End long-term youth unemployment to improve social mobility, says Milburn

17 Oct 13
The social mobility watchdog has urged the government to adopt a target to end long-term youth unemployment.

By Richard Johnstone | 17 October 2013 

The social mobility watchdog has urged the government to adopt a target to end long-term youth unemployment.

Unemployed youth

Today’s State of the nation report from the Commission on Social Mobility and Child Poverty also warned that the legally binding goal to end child poverty by 2020 would be missed by a ‘considerable’ margin.

Commission chair, former Labour minister Alan Milburn, said there was much to welcome in the government’s efforts to improve social mobility, such as the reforms being made to schools. However, he added that the child poverty target would be missed by a large amount and more needed to be done to ensure Britain become a ‘low poverty, high mobility society’.

The economic recovery was unlikely to halt the stagnation of low wages, he said.

‘If that happens social inequality will widen and the rungs of the social ladder will grow further apart.

‘We see a danger that social mobility – having risen in the middle of the last century then flat-lined towards the end – could go into reverse in the first part of this century.’

The commission made a number of recommendations to government to avert this, including an aim to end long-term youth unemployment. This could be done by increasing learning and earning opportunities for young people, who should be expected to take use these or face possible benefit cuts.

More should also be done to tackle in-work poverty by increasing the National Minimum Wage, the commission concluded.

It noted that the UK has one of the highest rates of low pay in the developed world. Around 5 million workers earn less than the Living Wage, Milburn said. ‘These are the people that heed the urgings of politicians of all hues to do the right thing, to stand on their own two feet, to strive not shirk. They desperately need a new deal.

‘A far bigger national effort will be needed if progress is to be made on reducing poverty and improving mobility. That will require leadership at every level. Government cannot do it alone, but it does have a special role to play in setting the framework for policy and mobilising the country to action.’

Paul Cleal, a commission member and partner at PricewaterhouseCoopers, added that the slow return to growth in the economy had complicated social mobility and child poverty issues in the UK.

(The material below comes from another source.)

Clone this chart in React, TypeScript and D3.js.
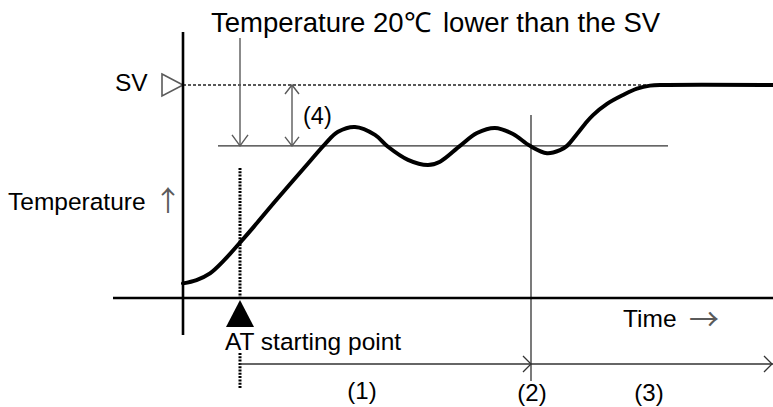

‘The economics of one in six children being classified as poor, and two-thirds of children in poverty being in working families, is unacceptable and simply doesn’t add up in the long term. It not only cheats young people of their chances in life, but our wider society of their contribution to work, families and communities.’

Responding to the report, the Child Poverty Action Group said it was now clear child poverty was on the rise.

Chief executive Alison Garnham added: ‘We always put our children’s needs first in family life, but the commission finds the government isn’t putting children first when it comes to the big decisions. Instead it is making poorer families with children bear the brunt of austerity. We welcome the commission’s call for the nation’s children to be better protected in decision-making.

‘We need firm action to help families suffering problems like low pay, lack of full-time work and job insecurity. The government should start by taking up the commission’s recommendation to increase the National Minimum Wage and to give all low earner families a higher level of childcare support under Universal Credit.’